* Directive *
Copy out all the lines exactly. Omit pictures.

* Dataset content *
— Start —
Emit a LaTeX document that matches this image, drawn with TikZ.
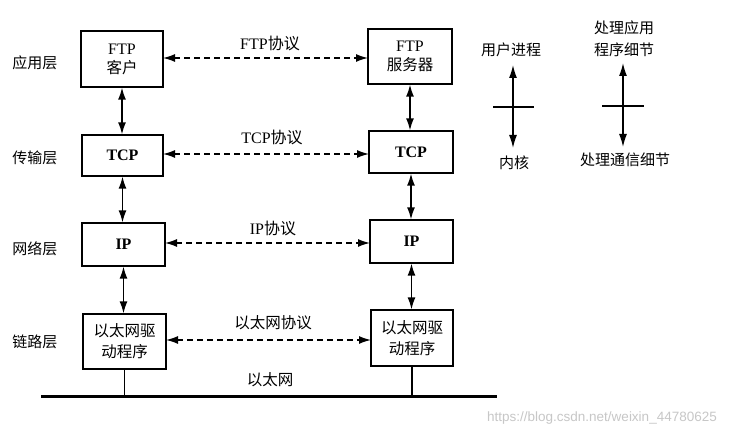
\documentclass[tikz,border=0pt]{standalone}
\usepackage{fontspec}
\setmainfont{Liberation Serif}
\newfontfamily\cjk{Noto Sans CJK SC}
\newfontfamily\wmfont{Liberation Sans}
\usetikzlibrary{arrows.meta}
\begin{document}
\begin{tikzpicture}[x=1pt,y=-1pt,
  box/.style={draw,line width=1.3pt,inner sep=0pt,align=center,font=\fontsize{16}{19}\selectfont},
  lbl/.style={inner sep=0pt,align=center,font=\fontsize{15}{22}\selectfont\cjk},
  plab/.style={inner sep=0pt,font=\fontsize{16}{18}\selectfont},
  biarrow/.style={line width=1.4pt,{Latex[length=12pt,width=8pt]}-{Latex[length=12pt,width=8pt]}},
  dasharrow/.style={biarrow,dash pattern=on 6pt off 4pt},
  onearrow/.style={line width=1.4pt,-{Latex[length=13pt,width=8pt]}}]
\useasboundingbox (0,0) rectangle (748,435);
\fill[white] (0,0) rectangle (748,435);
% layer labels
\node[lbl] (l1) at (35,63) {应用层};
\node[lbl] (l2) at (35,158) {传输层};
\node[lbl] (l3) at (35,249) {网络层};
\node[lbl] (l4) at (35,342) {链路层};
% left column
\node[box,minimum width=82pt,minimum height=56pt] (ftpL) at (122,59) {FTP\\[0pt]{\cjk\fontsize{15.5}{19}\selectfont 客户}};
\node[box,minimum width=81pt,minimum height=41pt,font=\fontsize{16}{19}\selectfont\bfseries] (tcpL) at (122.5,155.5) {TCP};
\node[box,minimum width=83pt,minimum height=43pt,font=\fontsize{16}{19}\selectfont\bfseries] (ipL) at (123.5,244.5) {IP};
\node[box,minimum width=83pt,minimum height=55pt,font=\fontsize{15.5}{21}\selectfont\cjk] (drvL) at (124.5,341.5) {以太网驱\\动程序};
% right column
\node[box,minimum width=84pt,minimum height=55pt] (ftpR) at (410,56.5) {FTP\\[0pt]{\cjk\fontsize{15.5}{19}\selectfont 服务器}};
\node[box,minimum width=84pt,minimum height=42pt,font=\fontsize{16}{19}\selectfont\bfseries] (tcpR) at (411,152) {TCP};
\node[box,minimum width=83pt,minimum height=43pt,font=\fontsize{16}{19}\selectfont\bfseries] (ipR) at (411.5,241.5) {IP};
\node[box,minimum width=82pt,minimum height=56pt,font=\fontsize{15.5}{21}\selectfont\cjk] (drvR) at (412,338) {以太网驱\\动程序};
% vertical arrows
\draw[biarrow] (ftpL.south) -- (ftpL.south |- tcpL.north);
\draw[biarrow] (tcpL.south) -- (tcpL.south |- ipL.north);
\draw[biarrow] (ipL.south) -- (ipL.south |- drvL.north);
\draw[biarrow] (ftpR.south) -- (ftpR.south |- tcpR.north);
\draw[biarrow] (tcpR.south) -- (tcpR.south |- ipR.north);
\draw[biarrow] (ipR.south) -- (ipR.south |- drvR.north);
% protocol dashed arrows
\coordinate (a1) at (163,58);
\coordinate (a2) at (368,58);
\coordinate (b1) at (163,154);
\coordinate (b2) at (369,154);
\coordinate (c1) at (165,243);
\coordinate (c2) at (370,243);
\coordinate (d1) at (166,340);
\coordinate (d2) at (371,340);
\draw[dasharrow] (a1) -- (a2);
\draw[dasharrow] (b1) -- (b2);
\draw[dasharrow] (c1) -- (c2);
\draw[dasharrow] (d1) -- (d2);
\node[plab] (p1) at (270,43) {FTP{\cjk 协议}};
\node[plab] (p2) at (272,137) {TCP{\cjk 协议}};
\node[plab] (p3) at (273,228) {IP{\cjk 协议}};
\node[plab,font=\fontsize{15.5}{18}\selectfont\cjk] (p4) at (273,323) {以太网协议};
% ethernet
\coordinate (eL) at (41,397);
\coordinate (eR) at (497,397);
\draw[line width=3pt] (eL) -- (eR);
\draw[line width=1.3pt] (drvL.south) -- (drvL.south |- eL);
\draw[line width=1.3pt] (drvR.south) -- (drvR.south |- eL);
\node[lbl,font=\fontsize{15.5}{18}\selectfont\cjk] (eth) at (270,380) {以太网};
% legend 1
\node[lbl] (up1) at (511,50) {用户进程};
\node[lbl] (dn1) at (514,163) {内核};
\coordinate (m1) at (513,107);
\coordinate (t1a) at (493,107);
\coordinate (t1b) at (534,107);
\coordinate (u1) at (513,65);
\coordinate (w1) at (513,148);
\draw[line width=1.3pt] (t1a) -- (t1b);
\draw[onearrow] (m1) -- (u1);
\draw[onearrow] (m1) -- (w1);
% legend 2
\node[lbl] (up2) at (624,38.5) {处理应用\\程序细节};
\node[lbl] (dn2) at (625,160) {处理通信细节};
\coordinate (m2) at (623,106);
\coordinate (t2a) at (602,106);
\coordinate (t2b) at (644,106);
\coordinate (u2) at (623,63);
\coordinate (w2) at (623,147);
\draw[line width=1.3pt] (t2a) -- (t2b);
\draw[onearrow] (m2) -- (u2);
\draw[onearrow] (m2) -- (w2);
% watermark
\node[inner sep=0pt,text=black!22,font=\fontsize{13.5}{16}\selectfont\wmfont] (wm) at (602,418) {https://blog.csdn.net/weixin\_44780625};
\end{tikzpicture}
\end{document}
— End —
* Full output *
Emit a LaTeX document that matches this image, drawn with TikZ.
\documentclass[tikz,border=0pt]{standalone}
\usepackage{fontspec}
\setmainfont{Liberation Serif}
\newfontfamily\cjk{Noto Sans CJK SC}
\newfontfamily\wmfont{Liberation Sans}
\usetikzlibrary{arrows.meta}
\begin{document}
\begin{tikzpicture}[x=1pt,y=-1pt,
  box/.style={draw,line width=1.3pt,inner sep=0pt,align=center,font=\fontsize{16}{19}\selectfont},
  lbl/.style={inner sep=0pt,align=center,font=\fontsize{15}{22}\selectfont\cjk},
  plab/.style={inner sep=0pt,font=\fontsize{16}{18}\selectfont},
  biarrow/.style={line width=1.4pt,{Latex[length=12pt,width=8pt]}-{Latex[length=12pt,width=8pt]}},
  dasharrow/.style={biarrow,dash pattern=on 6pt off 4pt},
  onearrow/.style={line width=1.4pt,-{Latex[length=13pt,width=8pt]}}]
\useasboundingbox (0,0) rectangle (748,435);
\fill[white] (0,0) rectangle (748,435);
% layer labels
\node[lbl] (l1) at (35,63) {应用层};
\node[lbl] (l2) at (35,158) {传输层};
\node[lbl] (l3) at (35,249) {网络层};
\node[lbl] (l4) at (35,342) {链路层};
% left column
\node[box,minimum width=82pt,minimum height=56pt] (ftpL) at (122,59) {FTP\\[0pt]{\cjk\fontsize{15.5}{19}\selectfont 客户}};
\node[box,minimum width=81pt,minimum height=41pt,font=\fontsize{16}{19}\selectfont\bfseries] (tcpL) at (122.5,155.5) {TCP};
\node[box,minimum width=83pt,minimum height=43pt,font=\fontsize{16}{19}\selectfont\bfseries] (ipL) at (123.5,244.5) {IP};
\node[box,minimum width=83pt,minimum height=55pt,font=\fontsize{15.5}{21}\selectfont\cjk] (drvL) at (124.5,341.5) {以太网驱\\动程序};
% right column
\node[box,minimum width=84pt,minimum height=55pt] (ftpR) at (410,56.5) {FTP\\[0pt]{\cjk\fontsize{15.5}{19}\selectfont 服务器}};
\node[box,minimum width=84pt,minimum height=42pt,font=\fontsize{16}{19}\selectfont\bfseries] (tcpR) at (411,152) {TCP};
\node[box,minimum width=83pt,minimum height=43pt,font=\fontsize{16}{19}\selectfont\bfseries] (ipR) at (411.5,241.5) {IP};
\node[box,minimum width=82pt,minimum height=56pt,font=\fontsize{15.5}{21}\selectfont\cjk] (drvR) at (412,338) {以太网驱\\动程序};
% vertical arrows
\draw[biarrow] (ftpL.south) -- (ftpL.south |- tcpL.north);
\draw[biarrow] (tcpL.south) -- (tcpL.south |- ipL.north);
\draw[biarrow] (ipL.south) -- (ipL.south |- drvL.north);
\draw[biarrow] (ftpR.south) -- (ftpR.south |- tcpR.north);
\draw[biarrow] (tcpR.south) -- (tcpR.south |- ipR.north);
\draw[biarrow] (ipR.south) -- (ipR.south |- drvR.north);
% protocol dashed arrows
\coordinate (a1) at (163,58);
\coordinate (a2) at (368,58);
\coordinate (b1) at (163,154);
\coordinate (b2) at (369,154);
\coordinate (c1) at (165,243);
\coordinate (c2) at (370,243);
\coordinate (d1) at (166,340);
\coordinate (d2) at (371,340);
\draw[dasharrow] (a1) -- (a2);
\draw[dasharrow] (b1) -- (b2);
\draw[dasharrow] (c1) -- (c2);
\draw[dasharrow] (d1) -- (d2);
\node[plab] (p1) at (270,43) {FTP{\cjk 协议}};
\node[plab] (p2) at (272,137) {TCP{\cjk 协议}};
\node[plab] (p3) at (273,228) {IP{\cjk 协议}};
\node[plab,font=\fontsize{15.5}{18}\selectfont\cjk] (p4) at (273,323) {以太网协议};
% ethernet
\coordinate (eL) at (41,397);
\coordinate (eR) at (497,397);
\draw[line width=3pt] (eL) -- (eR);
\draw[line width=1.3pt] (drvL.south) -- (drvL.south |- eL);
\draw[line width=1.3pt] (drvR.south) -- (drvR.south |- eL);
\node[lbl,font=\fontsize{15.5}{18}\selectfont\cjk] (eth) at (270,380) {以太网};
% legend 1
\node[lbl] (up1) at (511,50) {用户进程};
\node[lbl] (dn1) at (514,163) {内核};
\coordinate (m1) at (513,107);
\coordinate (t1a) at (493,107);
\coordinate (t1b) at (534,107);
\coordinate (u1) at (513,65);
\coordinate (w1) at (513,148);
\draw[line width=1.3pt] (t1a) -- (t1b);
\draw[onearrow] (m1) -- (u1);
\draw[onearrow] (m1) -- (w1);
% legend 2
\node[lbl] (up2) at (624,38.5) {处理应用\\程序细节};
\node[lbl] (dn2) at (625,160) {处理通信细节};
\coordinate (m2) at (623,106);
\coordinate (t2a) at (602,106);
\coordinate (t2b) at (644,106);
\coordinate (u2) at (623,63);
\coordinate (w2) at (623,147);
\draw[line width=1.3pt] (t2a) -- (t2b);
\draw[onearrow] (m2) -- (u2);
\draw[onearrow] (m2) -- (w2);
% watermark
\node[inner sep=0pt,text=black!22,font=\fontsize{13.5}{16}\selectfont\wmfont] (wm) at (602,418) {https://blog.csdn.net/weixin\_44780625};
\end{tikzpicture}
\end{document}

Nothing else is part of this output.